DATA RECORDS →
********

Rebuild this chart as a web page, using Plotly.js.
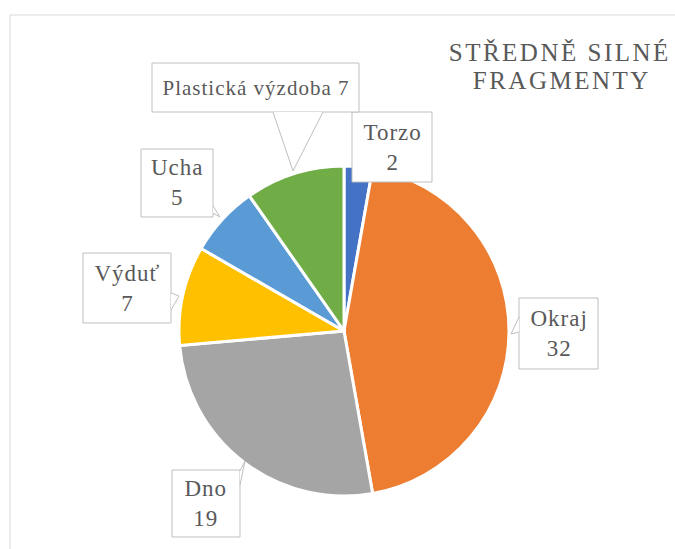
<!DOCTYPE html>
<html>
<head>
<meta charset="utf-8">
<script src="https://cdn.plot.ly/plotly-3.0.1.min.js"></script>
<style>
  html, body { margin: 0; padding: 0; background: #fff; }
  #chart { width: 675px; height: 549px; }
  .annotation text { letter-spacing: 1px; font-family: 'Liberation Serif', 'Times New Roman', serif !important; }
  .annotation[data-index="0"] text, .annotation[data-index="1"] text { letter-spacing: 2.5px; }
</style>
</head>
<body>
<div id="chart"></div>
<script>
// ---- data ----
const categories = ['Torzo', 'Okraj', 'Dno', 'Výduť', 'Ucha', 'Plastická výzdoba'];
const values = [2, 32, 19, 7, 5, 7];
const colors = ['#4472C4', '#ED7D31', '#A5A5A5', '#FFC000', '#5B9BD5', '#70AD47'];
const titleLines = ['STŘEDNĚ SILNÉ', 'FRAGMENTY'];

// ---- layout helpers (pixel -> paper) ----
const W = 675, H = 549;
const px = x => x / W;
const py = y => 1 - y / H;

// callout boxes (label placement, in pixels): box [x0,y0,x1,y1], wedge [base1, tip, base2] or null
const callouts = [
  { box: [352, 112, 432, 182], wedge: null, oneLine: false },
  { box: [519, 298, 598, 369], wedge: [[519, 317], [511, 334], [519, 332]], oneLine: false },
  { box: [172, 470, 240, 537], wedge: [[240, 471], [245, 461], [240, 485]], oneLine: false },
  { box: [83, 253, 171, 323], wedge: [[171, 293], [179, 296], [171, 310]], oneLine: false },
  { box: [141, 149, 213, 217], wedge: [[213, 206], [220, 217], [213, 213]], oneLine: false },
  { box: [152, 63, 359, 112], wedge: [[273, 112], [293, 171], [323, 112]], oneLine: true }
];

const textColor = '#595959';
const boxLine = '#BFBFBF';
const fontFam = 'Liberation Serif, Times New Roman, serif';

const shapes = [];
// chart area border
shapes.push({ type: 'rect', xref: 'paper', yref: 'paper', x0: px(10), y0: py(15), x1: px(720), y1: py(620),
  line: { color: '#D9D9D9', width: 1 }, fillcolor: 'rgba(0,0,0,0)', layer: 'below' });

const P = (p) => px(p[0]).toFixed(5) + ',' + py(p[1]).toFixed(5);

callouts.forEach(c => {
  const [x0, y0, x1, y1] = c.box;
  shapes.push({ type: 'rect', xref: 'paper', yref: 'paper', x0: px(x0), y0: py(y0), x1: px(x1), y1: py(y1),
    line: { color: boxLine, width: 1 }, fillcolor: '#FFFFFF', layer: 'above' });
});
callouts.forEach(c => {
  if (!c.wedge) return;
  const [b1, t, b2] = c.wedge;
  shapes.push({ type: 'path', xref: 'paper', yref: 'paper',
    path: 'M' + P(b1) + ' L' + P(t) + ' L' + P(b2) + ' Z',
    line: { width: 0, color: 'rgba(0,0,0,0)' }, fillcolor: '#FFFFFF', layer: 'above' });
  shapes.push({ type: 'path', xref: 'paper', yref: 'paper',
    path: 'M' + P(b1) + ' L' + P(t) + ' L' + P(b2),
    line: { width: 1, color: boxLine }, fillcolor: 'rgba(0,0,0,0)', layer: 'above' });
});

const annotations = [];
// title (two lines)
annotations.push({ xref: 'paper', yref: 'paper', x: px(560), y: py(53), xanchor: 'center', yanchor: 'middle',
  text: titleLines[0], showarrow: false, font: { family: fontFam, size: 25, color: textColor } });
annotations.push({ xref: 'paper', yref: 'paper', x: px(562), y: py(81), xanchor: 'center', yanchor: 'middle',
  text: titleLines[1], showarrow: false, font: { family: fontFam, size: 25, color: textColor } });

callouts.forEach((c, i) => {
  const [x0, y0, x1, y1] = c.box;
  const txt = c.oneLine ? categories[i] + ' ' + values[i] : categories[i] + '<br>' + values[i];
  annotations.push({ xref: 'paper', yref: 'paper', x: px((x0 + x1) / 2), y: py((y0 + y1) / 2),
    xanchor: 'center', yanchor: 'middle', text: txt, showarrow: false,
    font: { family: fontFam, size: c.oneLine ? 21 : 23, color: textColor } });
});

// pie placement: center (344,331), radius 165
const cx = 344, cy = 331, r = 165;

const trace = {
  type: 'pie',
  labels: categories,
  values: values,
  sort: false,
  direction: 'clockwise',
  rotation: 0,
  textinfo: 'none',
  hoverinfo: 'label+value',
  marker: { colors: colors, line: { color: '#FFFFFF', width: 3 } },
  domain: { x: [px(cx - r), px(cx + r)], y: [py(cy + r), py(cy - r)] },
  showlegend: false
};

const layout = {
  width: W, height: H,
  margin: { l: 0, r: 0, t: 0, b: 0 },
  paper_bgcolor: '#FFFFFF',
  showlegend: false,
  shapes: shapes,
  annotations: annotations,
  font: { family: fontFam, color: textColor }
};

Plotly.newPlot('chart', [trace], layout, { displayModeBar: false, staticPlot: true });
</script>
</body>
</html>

********

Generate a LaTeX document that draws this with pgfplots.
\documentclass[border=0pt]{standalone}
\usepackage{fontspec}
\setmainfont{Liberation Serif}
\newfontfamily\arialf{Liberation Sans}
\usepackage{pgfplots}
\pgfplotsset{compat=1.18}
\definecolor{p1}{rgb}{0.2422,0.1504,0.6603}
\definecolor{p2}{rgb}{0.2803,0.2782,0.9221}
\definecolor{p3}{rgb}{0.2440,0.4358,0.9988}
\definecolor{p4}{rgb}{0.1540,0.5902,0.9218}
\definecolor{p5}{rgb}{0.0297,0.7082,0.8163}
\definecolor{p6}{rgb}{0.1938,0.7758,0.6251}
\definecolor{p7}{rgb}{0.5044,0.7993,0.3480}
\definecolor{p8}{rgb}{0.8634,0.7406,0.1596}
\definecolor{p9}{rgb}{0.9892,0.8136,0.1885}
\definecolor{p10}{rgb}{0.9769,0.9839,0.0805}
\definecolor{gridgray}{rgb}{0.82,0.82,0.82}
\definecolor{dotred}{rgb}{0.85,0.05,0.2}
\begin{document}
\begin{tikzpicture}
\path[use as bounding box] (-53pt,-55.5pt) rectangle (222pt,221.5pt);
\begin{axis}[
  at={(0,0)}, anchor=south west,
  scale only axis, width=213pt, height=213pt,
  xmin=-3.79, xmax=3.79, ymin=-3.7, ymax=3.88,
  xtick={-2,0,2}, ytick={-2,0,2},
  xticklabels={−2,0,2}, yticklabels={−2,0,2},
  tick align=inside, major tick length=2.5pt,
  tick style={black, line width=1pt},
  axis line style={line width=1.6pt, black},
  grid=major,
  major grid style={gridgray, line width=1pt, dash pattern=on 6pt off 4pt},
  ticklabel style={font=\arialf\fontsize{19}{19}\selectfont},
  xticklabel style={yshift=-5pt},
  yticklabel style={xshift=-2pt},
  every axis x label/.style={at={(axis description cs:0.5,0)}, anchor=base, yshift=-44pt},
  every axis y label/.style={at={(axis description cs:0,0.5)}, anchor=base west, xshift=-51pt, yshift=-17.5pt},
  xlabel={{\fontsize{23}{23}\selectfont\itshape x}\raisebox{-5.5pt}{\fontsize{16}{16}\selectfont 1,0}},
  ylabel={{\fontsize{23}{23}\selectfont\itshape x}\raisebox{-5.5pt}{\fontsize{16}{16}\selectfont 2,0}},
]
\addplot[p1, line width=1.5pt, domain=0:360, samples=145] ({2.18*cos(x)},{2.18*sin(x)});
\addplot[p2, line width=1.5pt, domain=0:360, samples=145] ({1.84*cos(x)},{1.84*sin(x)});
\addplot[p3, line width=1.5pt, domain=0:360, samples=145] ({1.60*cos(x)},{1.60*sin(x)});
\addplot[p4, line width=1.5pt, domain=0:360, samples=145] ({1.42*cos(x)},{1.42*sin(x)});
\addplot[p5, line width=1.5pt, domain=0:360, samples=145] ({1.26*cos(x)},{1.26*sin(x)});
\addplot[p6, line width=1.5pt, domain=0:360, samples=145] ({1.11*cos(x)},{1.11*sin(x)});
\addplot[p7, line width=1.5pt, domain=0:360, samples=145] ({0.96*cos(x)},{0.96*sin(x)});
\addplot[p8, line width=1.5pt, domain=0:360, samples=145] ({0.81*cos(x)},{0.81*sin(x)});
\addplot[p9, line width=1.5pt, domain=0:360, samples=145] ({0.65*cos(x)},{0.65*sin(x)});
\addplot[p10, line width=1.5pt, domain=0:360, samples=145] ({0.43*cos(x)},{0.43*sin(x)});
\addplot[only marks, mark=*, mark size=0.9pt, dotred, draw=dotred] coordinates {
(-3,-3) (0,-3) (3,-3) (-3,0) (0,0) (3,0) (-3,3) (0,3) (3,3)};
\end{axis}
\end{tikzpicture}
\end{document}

********

WHAT THE TASK REQUIRES → Where a line above holds the string "chart", show that line.

SOLUTION BELOW →
Rebuild this chart as a web page, using Plotly.js.
  #chart { width: 675px; height: 549px; }
<div id="chart"></div>
// chart area border
Plotly.newPlot('chart', [trace], layout, { displayModeBar: false, staticPlot: true });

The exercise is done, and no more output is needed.